## Problem details
Pictures are not part of the copy. Retype the lines from the first one through the line that contains "(tomcat) at (1495,105)".

## Data provided
• • • • • • •
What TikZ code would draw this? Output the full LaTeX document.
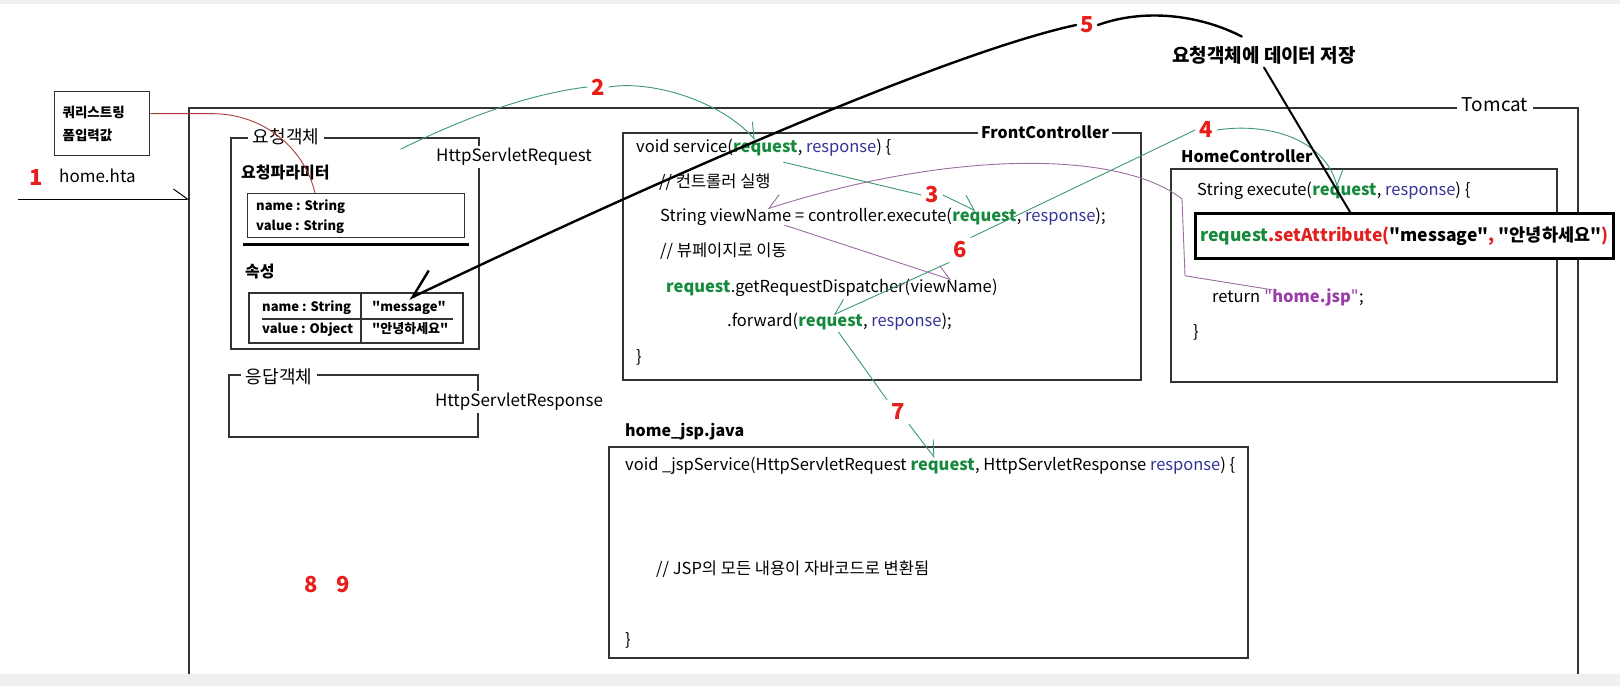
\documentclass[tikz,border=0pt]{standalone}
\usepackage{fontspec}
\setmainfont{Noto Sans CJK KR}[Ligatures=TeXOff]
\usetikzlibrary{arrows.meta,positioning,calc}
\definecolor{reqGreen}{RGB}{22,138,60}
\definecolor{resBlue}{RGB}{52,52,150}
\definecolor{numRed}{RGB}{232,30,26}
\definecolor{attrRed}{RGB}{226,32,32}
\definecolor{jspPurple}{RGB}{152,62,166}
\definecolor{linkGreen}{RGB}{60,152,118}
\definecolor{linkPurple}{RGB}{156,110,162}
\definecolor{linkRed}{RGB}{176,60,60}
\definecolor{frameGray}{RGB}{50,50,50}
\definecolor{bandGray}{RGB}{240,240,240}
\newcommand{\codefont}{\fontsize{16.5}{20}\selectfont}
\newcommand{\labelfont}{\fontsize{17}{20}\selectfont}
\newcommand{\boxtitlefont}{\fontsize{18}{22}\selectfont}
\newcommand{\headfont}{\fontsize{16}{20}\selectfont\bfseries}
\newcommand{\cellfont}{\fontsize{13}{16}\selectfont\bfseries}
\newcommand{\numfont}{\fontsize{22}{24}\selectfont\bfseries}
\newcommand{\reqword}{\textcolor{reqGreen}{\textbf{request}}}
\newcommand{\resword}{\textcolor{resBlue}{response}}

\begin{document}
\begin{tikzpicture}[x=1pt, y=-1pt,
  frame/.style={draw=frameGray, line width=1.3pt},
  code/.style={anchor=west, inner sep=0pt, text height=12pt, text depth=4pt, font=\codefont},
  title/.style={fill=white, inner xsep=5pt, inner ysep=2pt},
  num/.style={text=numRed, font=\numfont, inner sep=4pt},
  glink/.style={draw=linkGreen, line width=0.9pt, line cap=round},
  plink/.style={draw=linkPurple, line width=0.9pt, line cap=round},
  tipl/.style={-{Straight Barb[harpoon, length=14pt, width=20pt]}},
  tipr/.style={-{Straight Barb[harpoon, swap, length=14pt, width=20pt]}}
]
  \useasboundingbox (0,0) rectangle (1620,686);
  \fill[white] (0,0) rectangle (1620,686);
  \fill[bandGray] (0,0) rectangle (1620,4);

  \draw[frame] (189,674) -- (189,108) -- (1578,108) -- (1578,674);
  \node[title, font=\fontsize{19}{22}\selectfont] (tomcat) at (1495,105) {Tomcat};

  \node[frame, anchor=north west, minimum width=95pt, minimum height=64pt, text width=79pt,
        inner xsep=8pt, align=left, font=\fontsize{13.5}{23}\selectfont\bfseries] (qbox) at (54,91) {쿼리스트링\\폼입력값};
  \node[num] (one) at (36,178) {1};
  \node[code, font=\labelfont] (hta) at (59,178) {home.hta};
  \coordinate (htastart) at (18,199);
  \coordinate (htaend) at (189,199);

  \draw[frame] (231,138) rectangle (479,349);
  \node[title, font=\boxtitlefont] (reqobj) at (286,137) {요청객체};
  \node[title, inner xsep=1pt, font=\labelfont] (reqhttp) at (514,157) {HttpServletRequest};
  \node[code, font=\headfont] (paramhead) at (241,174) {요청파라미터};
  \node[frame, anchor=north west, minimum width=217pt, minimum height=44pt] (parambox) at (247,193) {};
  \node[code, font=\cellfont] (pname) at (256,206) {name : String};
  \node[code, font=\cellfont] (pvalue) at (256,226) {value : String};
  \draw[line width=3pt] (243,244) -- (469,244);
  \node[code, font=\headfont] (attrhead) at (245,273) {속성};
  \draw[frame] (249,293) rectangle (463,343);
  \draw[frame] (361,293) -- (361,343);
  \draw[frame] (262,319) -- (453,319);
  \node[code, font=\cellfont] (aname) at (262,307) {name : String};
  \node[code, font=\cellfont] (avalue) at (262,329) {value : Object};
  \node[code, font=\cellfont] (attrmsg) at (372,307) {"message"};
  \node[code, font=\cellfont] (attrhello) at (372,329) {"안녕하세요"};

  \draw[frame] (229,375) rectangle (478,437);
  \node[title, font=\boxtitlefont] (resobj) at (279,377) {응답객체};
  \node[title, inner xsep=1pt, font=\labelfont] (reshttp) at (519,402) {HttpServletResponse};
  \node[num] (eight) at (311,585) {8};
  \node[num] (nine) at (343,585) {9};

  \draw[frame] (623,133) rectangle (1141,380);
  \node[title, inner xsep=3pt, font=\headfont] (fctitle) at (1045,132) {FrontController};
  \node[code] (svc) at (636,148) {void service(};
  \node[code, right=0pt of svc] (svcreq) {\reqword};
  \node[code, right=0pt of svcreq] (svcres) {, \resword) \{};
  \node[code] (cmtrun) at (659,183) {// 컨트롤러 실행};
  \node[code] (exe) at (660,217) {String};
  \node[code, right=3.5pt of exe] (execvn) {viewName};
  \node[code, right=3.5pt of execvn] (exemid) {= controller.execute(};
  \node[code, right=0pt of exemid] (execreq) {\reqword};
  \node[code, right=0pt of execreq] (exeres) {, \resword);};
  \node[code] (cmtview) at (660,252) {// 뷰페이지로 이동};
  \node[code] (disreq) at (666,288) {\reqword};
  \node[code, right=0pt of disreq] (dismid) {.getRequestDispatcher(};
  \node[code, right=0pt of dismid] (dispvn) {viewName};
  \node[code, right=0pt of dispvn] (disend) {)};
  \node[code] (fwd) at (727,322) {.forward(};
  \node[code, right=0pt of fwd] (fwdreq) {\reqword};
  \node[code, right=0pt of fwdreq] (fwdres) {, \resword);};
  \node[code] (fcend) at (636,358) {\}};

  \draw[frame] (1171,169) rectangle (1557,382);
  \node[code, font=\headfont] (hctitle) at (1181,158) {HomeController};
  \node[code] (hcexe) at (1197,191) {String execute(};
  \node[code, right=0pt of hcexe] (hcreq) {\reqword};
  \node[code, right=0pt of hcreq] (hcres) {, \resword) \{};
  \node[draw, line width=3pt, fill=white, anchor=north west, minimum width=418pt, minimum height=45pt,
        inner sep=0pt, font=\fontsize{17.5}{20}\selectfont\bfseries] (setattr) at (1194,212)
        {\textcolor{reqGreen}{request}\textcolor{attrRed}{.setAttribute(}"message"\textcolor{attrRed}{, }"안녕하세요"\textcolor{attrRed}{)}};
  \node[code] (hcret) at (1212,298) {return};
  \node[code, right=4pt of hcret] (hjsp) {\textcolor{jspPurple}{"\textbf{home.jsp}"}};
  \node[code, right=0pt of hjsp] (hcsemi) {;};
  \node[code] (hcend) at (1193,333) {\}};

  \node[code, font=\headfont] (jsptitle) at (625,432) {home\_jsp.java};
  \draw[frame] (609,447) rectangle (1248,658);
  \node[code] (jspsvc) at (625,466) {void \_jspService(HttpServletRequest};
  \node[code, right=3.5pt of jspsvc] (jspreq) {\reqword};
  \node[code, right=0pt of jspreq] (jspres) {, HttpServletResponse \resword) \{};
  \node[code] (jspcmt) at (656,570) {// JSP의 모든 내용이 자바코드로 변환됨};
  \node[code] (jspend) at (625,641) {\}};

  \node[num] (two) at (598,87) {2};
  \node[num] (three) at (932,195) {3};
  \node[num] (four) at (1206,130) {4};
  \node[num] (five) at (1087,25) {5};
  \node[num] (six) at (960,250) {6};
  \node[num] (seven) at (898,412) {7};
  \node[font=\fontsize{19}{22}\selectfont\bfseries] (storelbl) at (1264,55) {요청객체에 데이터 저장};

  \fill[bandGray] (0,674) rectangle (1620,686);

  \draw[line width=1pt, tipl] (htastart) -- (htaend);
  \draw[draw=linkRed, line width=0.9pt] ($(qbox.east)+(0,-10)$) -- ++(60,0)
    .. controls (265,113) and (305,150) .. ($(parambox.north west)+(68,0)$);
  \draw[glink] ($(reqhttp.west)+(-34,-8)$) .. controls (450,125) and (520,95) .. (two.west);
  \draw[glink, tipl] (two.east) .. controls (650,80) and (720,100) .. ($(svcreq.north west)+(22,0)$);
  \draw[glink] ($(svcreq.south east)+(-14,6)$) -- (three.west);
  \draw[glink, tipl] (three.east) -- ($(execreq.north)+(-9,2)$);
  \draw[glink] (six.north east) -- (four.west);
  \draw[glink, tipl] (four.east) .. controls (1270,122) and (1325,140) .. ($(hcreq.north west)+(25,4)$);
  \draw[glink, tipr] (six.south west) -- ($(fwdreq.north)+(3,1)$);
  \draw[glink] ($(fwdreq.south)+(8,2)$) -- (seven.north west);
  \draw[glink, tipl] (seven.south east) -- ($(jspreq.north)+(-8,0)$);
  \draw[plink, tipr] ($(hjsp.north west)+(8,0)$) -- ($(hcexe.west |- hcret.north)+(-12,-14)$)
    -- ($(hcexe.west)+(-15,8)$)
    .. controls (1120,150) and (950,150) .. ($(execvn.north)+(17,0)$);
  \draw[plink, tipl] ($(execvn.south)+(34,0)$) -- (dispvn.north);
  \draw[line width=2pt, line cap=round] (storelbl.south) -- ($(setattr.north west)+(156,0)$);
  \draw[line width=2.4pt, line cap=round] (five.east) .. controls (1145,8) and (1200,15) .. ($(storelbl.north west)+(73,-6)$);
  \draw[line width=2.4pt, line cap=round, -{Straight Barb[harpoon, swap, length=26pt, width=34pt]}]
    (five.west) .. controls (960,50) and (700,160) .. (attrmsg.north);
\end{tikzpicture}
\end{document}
• • • • • • •
## Expected answer
What TikZ code would draw this? Output the full LaTeX document.
\documentclass[tikz,border=0pt]{standalone}
\usepackage{fontspec}
\setmainfont{Noto Sans CJK KR}[Ligatures=TeXOff]
\usetikzlibrary{arrows.meta,positioning,calc}
\definecolor{reqGreen}{RGB}{22,138,60}
\definecolor{resBlue}{RGB}{52,52,150}
\definecolor{numRed}{RGB}{232,30,26}
\definecolor{attrRed}{RGB}{226,32,32}
\definecolor{jspPurple}{RGB}{152,62,166}
\definecolor{linkGreen}{RGB}{60,152,118}
\definecolor{linkPurple}{RGB}{156,110,162}
\definecolor{linkRed}{RGB}{176,60,60}
\definecolor{frameGray}{RGB}{50,50,50}
\definecolor{bandGray}{RGB}{240,240,240}
\newcommand{\codefont}{\fontsize{16.5}{20}\selectfont}
\newcommand{\labelfont}{\fontsize{17}{20}\selectfont}
\newcommand{\boxtitlefont}{\fontsize{18}{22}\selectfont}
\newcommand{\headfont}{\fontsize{16}{20}\selectfont\bfseries}
\newcommand{\cellfont}{\fontsize{13}{16}\selectfont\bfseries}
\newcommand{\numfont}{\fontsize{22}{24}\selectfont\bfseries}
\newcommand{\reqword}{\textcolor{reqGreen}{\textbf{request}}}
\newcommand{\resword}{\textcolor{resBlue}{response}}

\begin{document}
\begin{tikzpicture}[x=1pt, y=-1pt,
  frame/.style={draw=frameGray, line width=1.3pt},
  code/.style={anchor=west, inner sep=0pt, text height=12pt, text depth=4pt, font=\codefont},
  title/.style={fill=white, inner xsep=5pt, inner ysep=2pt},
  num/.style={text=numRed, font=\numfont, inner sep=4pt},
  glink/.style={draw=linkGreen, line width=0.9pt, line cap=round},
  plink/.style={draw=linkPurple, line width=0.9pt, line cap=round},
  tipl/.style={-{Straight Barb[harpoon, length=14pt, width=20pt]}},
  tipr/.style={-{Straight Barb[harpoon, swap, length=14pt, width=20pt]}}
]
  \useasboundingbox (0,0) rectangle (1620,686);
  \fill[white] (0,0) rectangle (1620,686);
  \fill[bandGray] (0,0) rectangle (1620,4);

  \draw[frame] (189,674) -- (189,108) -- (1578,108) -- (1578,674);
  \node[title, font=\fontsize{19}{22}\selectfont] (tomcat) at (1495,105) {Tomcat};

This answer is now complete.